I’m in voluntary exile this summer. In so many small ways, though, my exile can be traced to my own brokenness, a “personal” narrative that is also constructed by the contemporary social conditions, which in turn are shaped by the “catastrophe” of history. Thus I experience a twist on another Améry essay, ”The Necessity and Impossibility of Being a Jew”: the necessity and impossibility of being at home in this world.

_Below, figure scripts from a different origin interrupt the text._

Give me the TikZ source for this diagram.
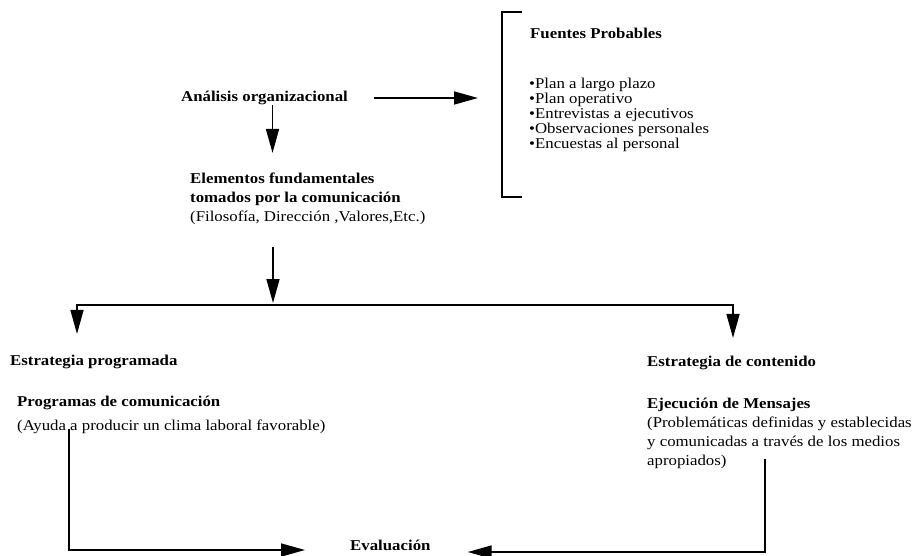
\documentclass[tikz,border=0pt]{standalone}
\usepackage{fontspec}
\setmainfont{Liberation Serif}[FakeStretch=1.12]
\usepackage{tikz}
\usetikzlibrary{arrows.meta}
\tikzstyle{titulo} = [font=\fontsize{15}{19}\selectfont\bfseries, inner sep=0pt, anchor=west]
\tikzstyle{texto} = [inner sep=0pt, anchor=west, align=left]
\tikzstyle{linea} = [line width=1.6pt]
\tikzstyle{flecha} = [line width=1.6pt, -{Triangle[length=24pt,width=13pt]}]
\tikzstyle{corchete} = [line width=1.2pt]

\begin{document}
\begin{tikzpicture}[x=1pt, y=-1pt, font=\fontsize{15}{19}\selectfont]
\useasboundingbox (0,0) rectangle (918,555);
\node[titulo] (ana) at (181,98) {Análisis organizacional};
\node[titulo] (fuentes) at (530,33) {Fuentes Probables};
\node[texto, font=\fontsize{15}{15}\selectfont] (lista) at (529,115) {%
    •Plan a largo plazo\\
    •Plan operativo\\
    •Entrevistas a ejecutivos\\
    •Observaciones personales\\
    •Encuestas al personal};
\draw[corchete] (522,12) -- (502,12) -- (502,197) -- (522,197);
\coordinate (brk) at (502,98);
\draw[flecha, shorten <=26pt, shorten >=24pt] (ana.east) -- (brk);

\node[texto] (elem) at (190,199) {%
    \textbf{Elementos fundamentales}\\
    \textbf{tomados por la comunicación}\\
    (Filosofía, Dirección ,Valores,Etc.)};
\draw[flecha, shorten >=20pt] ([xshift=8pt]ana.south) -- ([xshift=8pt]ana.south |- elem.north);

\coordinate (split) at (273,305);
\draw[flecha, shorten <=22pt, shorten >=2pt] (split |- elem.south) -- (split);

\node[titulo] (prog) at (10,362) {Estrategia programada};
\node[titulo] (cont) at (647,363) {Estrategia de contenido};
\draw[flecha, shorten >=21pt] (split) -| ([xshift=67pt]prog.north west);
\draw[flecha, shorten >=18pt] (split) -| ([xshift=86pt]cont.north west);

\node[texto, font=\fontsize{15}{24}\selectfont] (progtxt) at (17,415) {%
    \textbf{Programas de comunicación}\\
    (Ayuda a producir un clima laboral favorable)};
\node[texto] (ejec) at (647,433) {%
    \textbf{Ejecución de Mensajes}\\
    (Problemáticas definidas y establecidas\\
    y comunicadas a través de los medios\\
    apropiados)};

\node[titulo] (eval) at (350,545) {Evaluación};
\draw[flecha, shorten >=45pt] ([xshift=52pt,yshift=5pt]progtxt.south west) |- ([yshift=-5pt]eval.west);
\draw[flecha, shorten >=37pt] ([xshift=118pt,yshift=10pt]ejec.south west) |- ([yshift=-7pt]eval.east);
\end{tikzpicture}
\end{document}
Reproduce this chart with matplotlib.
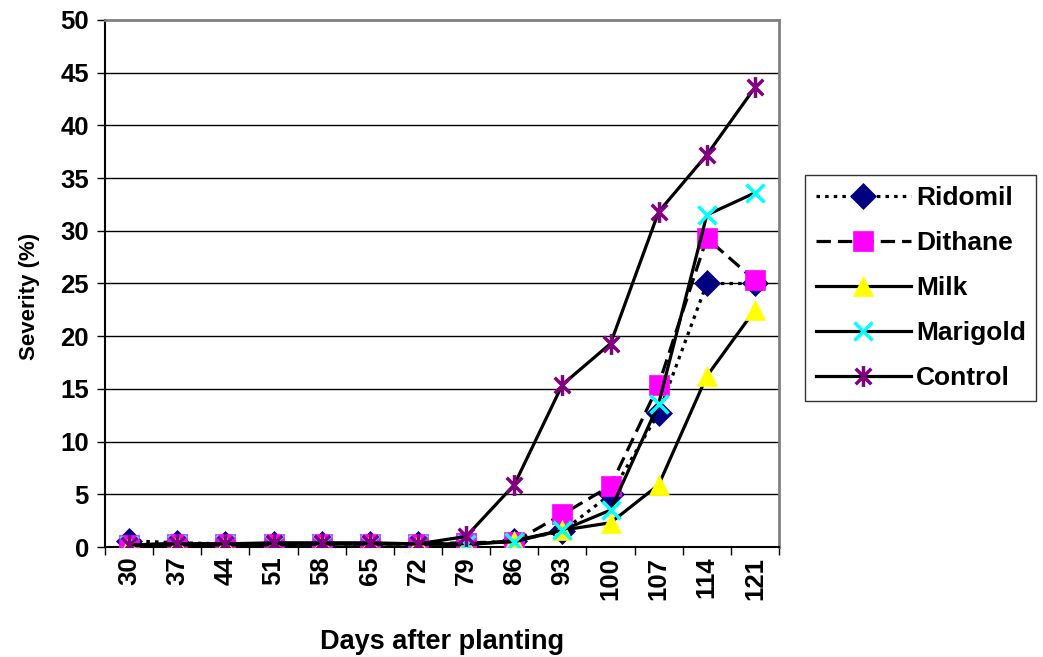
import matplotlib.pyplot as plt
import numpy as np
from matplotlib.path import Path

plt.rcParams['font.family'] = ['Liberation Sans', 'DejaVu Sans']
plt.rcParams['font.weight'] = 'bold'

days = [30, 37, 44, 51, 58, 65, 72, 79, 86, 93, 100, 107, 114, 121]
ridomil = [0.6, 0.4, 0.3, 0.3, 0.3, 0.3, 0.3, 0.3, 0.6, 1.5, 5.0, 12.7, 25.0, 25.0]
dithane = [0.2, 0.3, 0.3, 0.3, 0.3, 0.3, 0.3, 0.4, 0.5, 3.1, 5.8, 15.4, 29.3, 25.3]
milk = [0.1, 0.2, 0.2, 0.2, 0.3, 0.3, 0.3, 0.2, 0.6, 1.6, 2.3, 5.9, 16.2, 22.5]
marigold = [0.2, 0.3, 0.3, 0.3, 0.3, 0.3, 0.3, 0.3, 0.5, 1.6, 3.5, 13.6, 31.5, 33.6]
control = [0.2, 0.3, 0.3, 0.4, 0.4, 0.4, 0.3, 1.0, 5.9, 15.4, 19.3, 31.8, 37.2, 43.6]

# star marker: an X with a vertical stroke through it
d = 0.75
star = Path([(-d, -d), (d, d), (-d, d), (d, -d), (0, -1), (0, 1)],
            [Path.MOVETO, Path.LINETO, Path.MOVETO, Path.LINETO,
             Path.MOVETO, Path.LINETO])

fig = plt.figure(figsize=(10.43, 6.57), dpi=100)
ax = fig.add_axes([0.1007, 0.1674, 0.6462, 0.8022])

x = np.arange(len(days))

# name, values, linestyle, marker, colour, marker size
series = [
    ('Ridomil', ridomil, (0, (1.1, 1.6)), 'D', '#000080', 13),
    ('Dithane', dithane, (0, (4.5, 2.2)), 's', '#FF00FF', 14),
    ('Milk', milk, '-', '^', '#FFFF00', 15),
    ('Marigold', marigold, '-', 'x', '#00FFFF', 13),
    ('Control', control, '-', star, '#800080', 15),
]

for name, vals, ls, mk, col, ms in series:
    thin = isinstance(mk, str) and mk in ('D', 's', '^')
    ax.plot(x, vals, color='black', linestyle=ls, linewidth=2.3,
            marker=mk, markersize=ms, markerfacecolor=col,
            markeredgecolor=col, markeredgewidth=0.5 if thin else 2.5,
            label=name, zorder=3)

ax.set_xlim(-0.5, len(days) - 0.5)
ax.set_ylim(0, 50)
ax.set_yticks(np.arange(0, 51, 5))
ax.set_xticks(x)
ax.set_xticklabels([str(d) for d in days], rotation=90)
ax.set_xticks(np.arange(-0.5, len(days), 1), minor=True)
ax.tick_params(axis='x', which='major', length=0, pad=7, labelsize=18.5)
ax.tick_params(axis='x', which='minor', length=5.5, width=1, direction='out')
ax.tick_params(axis='y', length=5.5, width=1, direction='out', pad=6, labelsize=18.5)

for y in np.arange(5, 50, 5):
    ax.axhline(y, color='black', linewidth=1, zorder=1)

for side in ('top', 'right'):
    ax.spines[side].set_color('#808080')
    ax.spines[side].set_linewidth(2)
for side in ('left', 'bottom'):
    ax.spines[side].set_color('black')
    ax.spines[side].set_linewidth(1.5)

ax.set_ylabel('Severity (%)', fontsize=16, fontweight='bold')
ax.yaxis.set_label_coords(-0.096, 0.476)
ax.set_xlabel('Days after planting', fontsize=19.5, fontweight='bold', labelpad=21)

leg = fig.legend(loc='upper left', bbox_to_anchor=(0.772, 0.733),
                 fontsize=19, frameon=True, fancybox=False,
                 edgecolor='black', handlelength=3.6, handletextpad=0.2,
                 labelspacing=0.8, borderpad=0.4, borderaxespad=0)
leg.get_frame().set_linewidth(1)

fig.savefig('out.png', dpi=100)
plt.close()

His essay speaks volumes to me, a godless Jew, in the wreckage of the Holocaust (which Améry survived and didn’t survive) and the state of Israel. As an assimilated Jew prior to the Shoah, Améry had no relationship to Judaism and didn’t identify with being Jewish; with the onset of National Socialism, he couldn’t avoid being Jewish, or rather, it picked him out, tortured him, and put him in a concentration camp; after the Holocaust, he conjectures, it’s both necessary to embrace our histories and impossible to do so. “With Jews as Jews I share practically nothing: no language and no cultural tradition . . . for me, being a Jew means feeling the tragedy of yesterday as an inner oppression. On my left forearm I bear the Auschwitz number; it reads more briefly than . . . the Talmud and yet provides more thorough information.” Hence his further query, in another essay in his collection At the Mind’s Limits, “How much home does a person need?” after he and millions of othered Others — Jews, Roma, queers, those considered mentally or physically impaired, and more — were forcibly exiled, and if not annihilated physically, then annihilated culturally, emotionally, materially. Their communities and worlds, often even a memory of them, were forever gone.